About our Speaker: Khosro Isfahani is NUFDI’s research director. He is a journalist and open-source investigator working on all things Iran with a focus on human rights, security, and armed forces.

Between 2009 and 2021, he worked in Iran as a frontline human rights defender in addition to his journalism work, delivering rapid aid to at-risk communities while documenting human rights violations and crimes against humanity committed by the Islamic Republic. While in Iran, he directly and indirectly worked with international media, human rights groups, and the United Nations.

Khosro left Iran in 2021 for a position at BBC Monitoring, where he was a lead analyst and reporter on Iran until 2023. At BBCM, he covered state killings and violence against protesters, along with military and security developments linked to Iran.

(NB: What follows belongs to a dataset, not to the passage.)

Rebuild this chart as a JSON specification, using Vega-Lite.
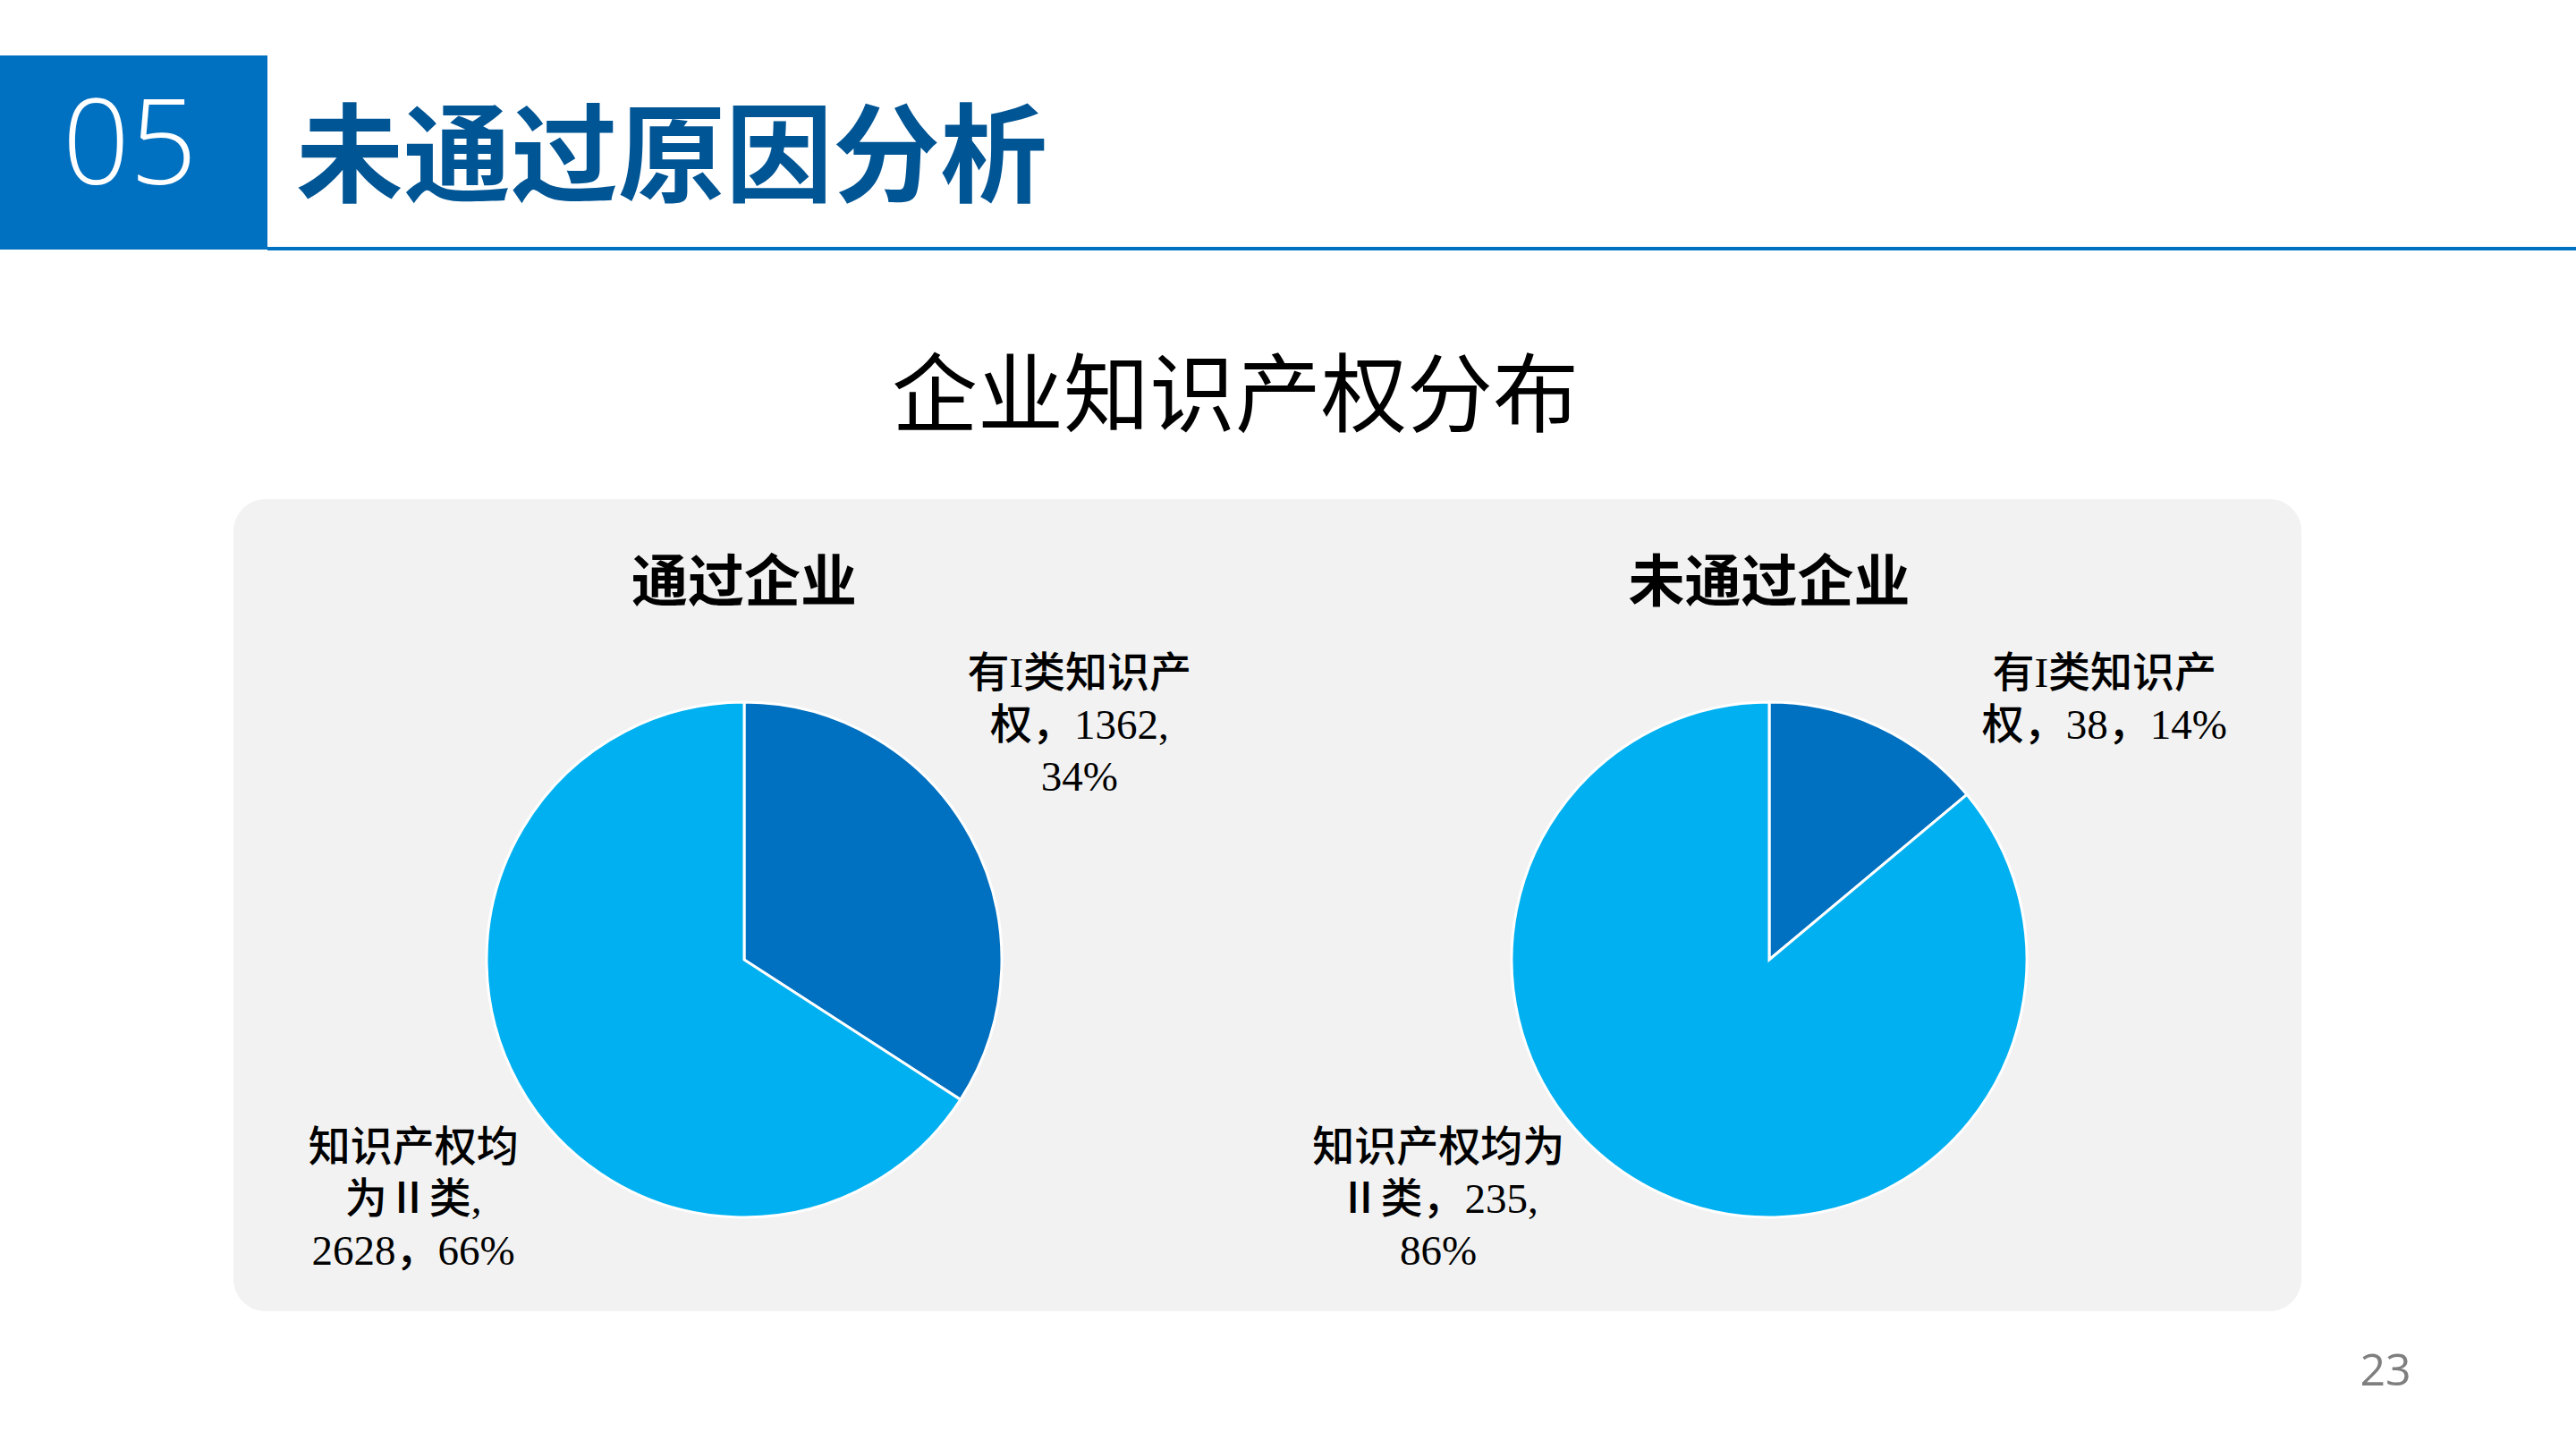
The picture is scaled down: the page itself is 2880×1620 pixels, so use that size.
{
  "$schema": "https://vega.github.io/schema/vega-lite/v6.json",
  "width": 2880,
  "height": 1620,
  "autosize": {"type": "fit", "contains": "padding"},
  "padding": 0,
  "background": "white",
  "config": {"view": {"stroke": null}},
  "data": {
    "values": [
      {"企业": "通过企业", "类别": "有I类知识产权", "数量": 1362, "标签": "有I类知识产\n权，1362,\n34%"},
      {"企业": "通过企业", "类别": "知识产权均为Ⅱ类", "数量": 2628, "标签": "知识产权均\n为Ⅱ类,\n2628，66%"},
      {"企业": "未通过企业", "类别": "有I类知识产权", "数量": 38, "标签": "有I类知识产\n权，38，14%"},
      {"企业": "未通过企业", "类别": "知识产权均为Ⅱ类", "数量": 235, "标签": "知识产权均为\nⅡ类，235,\n86%"}
    ]
  },
  "resolve": {"scale": {"theta": "independent"}},
  "layer": [
    {
      "data": {"values": [{}]},
      "mark": {"type": "rect", "x": 261, "x2": 2573, "y": 558, "y2": 1466, "fill": "#F2F2F2", "cornerRadius": 36},
      "encoding": {}
    },
    {
      "data": {"values": [{}]},
      "mark": {"type": "rect", "x": 0, "x2": 299, "y": 62, "y2": 279, "fill": "#0070C0"},
      "encoding": {}
    },
    {
      "data": {"values": [{}]},
      "mark": {"type": "rect", "x": 299, "x2": 2880, "y": 276, "y2": 280, "fill": "#0070C0"},
      "encoding": {}
    },
    {
      "data": {"values": [{}]},
      "mark": {"type": "text", "text": "05", "x": 145, "y": 166, "align": "center", "baseline": "middle", "font": "Open Sans", "fontSize": 132, "fontWeight": 300, "fill": "white"},
      "encoding": {}
    },
    {
      "data": {"values": [{}]},
      "mark": {"type": "text", "text": "未通过原因分析", "x": 331, "y": 181, "align": "left", "baseline": "middle", "font": "Noto Sans CJK SC", "fontSize": 120, "fontWeight": "bold", "fill": "#005595"},
      "encoding": {}
    },
    {
      "data": {"values": [{}]},
      "mark": {"type": "text", "text": "企业知识产权分布", "x": 1381, "y": 446, "align": "center", "baseline": "middle", "font": "Noto Sans CJK SC", "fontSize": 96, "fontWeight": "normal", "fill": "#000000"},
      "encoding": {}
    },
    {
      "data": {"values": [{}]},
      "mark": {"type": "text", "text": "23", "x": 2667, "y": 1534, "align": "center", "baseline": "middle", "font": "Open Sans", "fontSize": 50, "fill": "#7F7F7F"},
      "encoding": {}
    },
    {
      "transform": [{"filter": {"field": "企业", "equal": "通过企业"}}],
      "mark": {"type": "arc", "outerRadius": 288, "stroke": "white", "strokeWidth": 3},
      "encoding": {
        "x": {"field": "企业", "type": "nominal", "scale": {"type": "point", "domain": ["通过企业", "未通过企业"], "range": [832, 1978], "padding": 0}, "axis": null},
        "y": {"field": "企业", "type": "nominal", "scale": {"type": "point", "domain": ["通过企业", "未通过企业"], "range": [1073, 1073], "padding": 0}, "axis": null},
        "theta": {"field": "数量", "type": "quantitative", "stack": true},
        "order": {"field": "类别", "type": "ordinal", "sort": "ascending"},
        "color": {"field": "类别", "type": "nominal", "scale": {"domain": ["有I类知识产权", "知识产权均为Ⅱ类"], "range": ["#0070C0", "#00B0F0"]}, "legend": null}
      }
    },
    {
      "transform": [{"filter": {"field": "企业", "equal": "未通过企业"}}],
      "mark": {"type": "arc", "outerRadius": 288, "stroke": "white", "strokeWidth": 3},
      "encoding": {
        "x": {"field": "企业", "type": "nominal", "scale": {"type": "point", "domain": ["通过企业", "未通过企业"], "range": [832, 1978], "padding": 0}, "axis": null},
        "y": {"field": "企业", "type": "nominal", "scale": {"type": "point", "domain": ["通过企业", "未通过企业"], "range": [1073, 1073], "padding": 0}, "axis": null},
        "theta": {"field": "数量", "type": "quantitative", "stack": true},
        "order": {"field": "类别", "type": "ordinal", "sort": "ascending"},
        "color": {"field": "类别", "type": "nominal", "scale": {"domain": ["有I类知识产权", "知识产权均为Ⅱ类"], "range": ["#0070C0", "#00B0F0"]}, "legend": null}
      }
    },
    {
      "transform": [{"filter": {"field": "类别", "equal": "有I类知识产权"}}],
      "mark": {"type": "text", "dy": -420, "align": "center", "baseline": "middle", "font": "Noto Sans CJK SC", "fontSize": 63, "fontWeight": "bold", "fill": "#000000"},
      "encoding": {
        "x": {"field": "企业", "type": "nominal", "scale": {"type": "point", "domain": ["通过企业", "未通过企业"], "range": [832, 1978], "padding": 0}, "axis": null},
        "y": {"field": "企业", "type": "nominal", "scale": {"type": "point", "domain": ["通过企业", "未通过企业"], "range": [1073, 1073], "padding": 0}, "axis": null},
        "text": {"field": "企业", "type": "nominal"}
      }
    },
    {
      "mark": {"type": "text", "lineBreak": "\n", "lineHeight": 58, "align": "center", "baseline": "middle", "font": "Liberation Serif, Noto Sans CJK SC", "fontSize": 47, "fontWeight": 500, "fill": "#000000"},
      "encoding": {
        "x": {"field": "企业", "type": "nominal", "scale": {"type": "point", "domain": ["通过企业", "未通过企业"], "range": [832, 1978], "padding": 0}, "axis": null},
        "y": {"field": "企业", "type": "nominal", "scale": {"type": "point", "domain": ["通过企业", "未通过企业"], "range": [1073, 1073], "padding": 0}, "axis": null},
        "theta": {"field": "类别", "type": "nominal", "scale": {"type": "point", "domain": ["有I类知识产权", "知识产权均为Ⅱ类"], "range": [0.866, 4.193], "padding": 0}},
        "radius": {"field": "类别", "type": "nominal", "scale": {"type": "point", "domain": ["有I类知识产权", "知识产权均为Ⅱ类"], "range": [492, 426], "padding": 0}},
        "text": {"field": "标签", "type": "nominal"}
      }
    }
  ]
}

In 2023, he moved to the United States for a teaching position at Colby College in Maine, where he served as a professor and the human rights fellow with the Oak Institute and taught two courses on human rights and the modern history of Iran.

After his time at Colby, Khosro joined the Atlantic Council in 2024, leading the organization’s open-source investigation of human rights and international law violations committed by individuals within and linked to the Islamic Republic of Iran. His work with the Atlantic Council included in-depth investigations and publications with the University of Berkeley Human Rights Center and UCLA’s Promise Institute.

Khosro’s work has been published by various media outlets and American think tanks, including Atlantic Council’s IranSource, BBC World Service, BBC Monitoring, Slate, and Financial Tribune, along with rights groups such as Article 19. He has also contributed to the United Nations’ reporting on Iran.

His work includes reporting on social movements in Iran as well as state violence against protestors and persecution of marginalized communities. As an analyst, he tracks the Islamic Republic of Iran’s regional ambitions, military activity, and arms development; nuclear program; domestic, security, and foreign policy, along with war crimes committed by the regime and its proxies.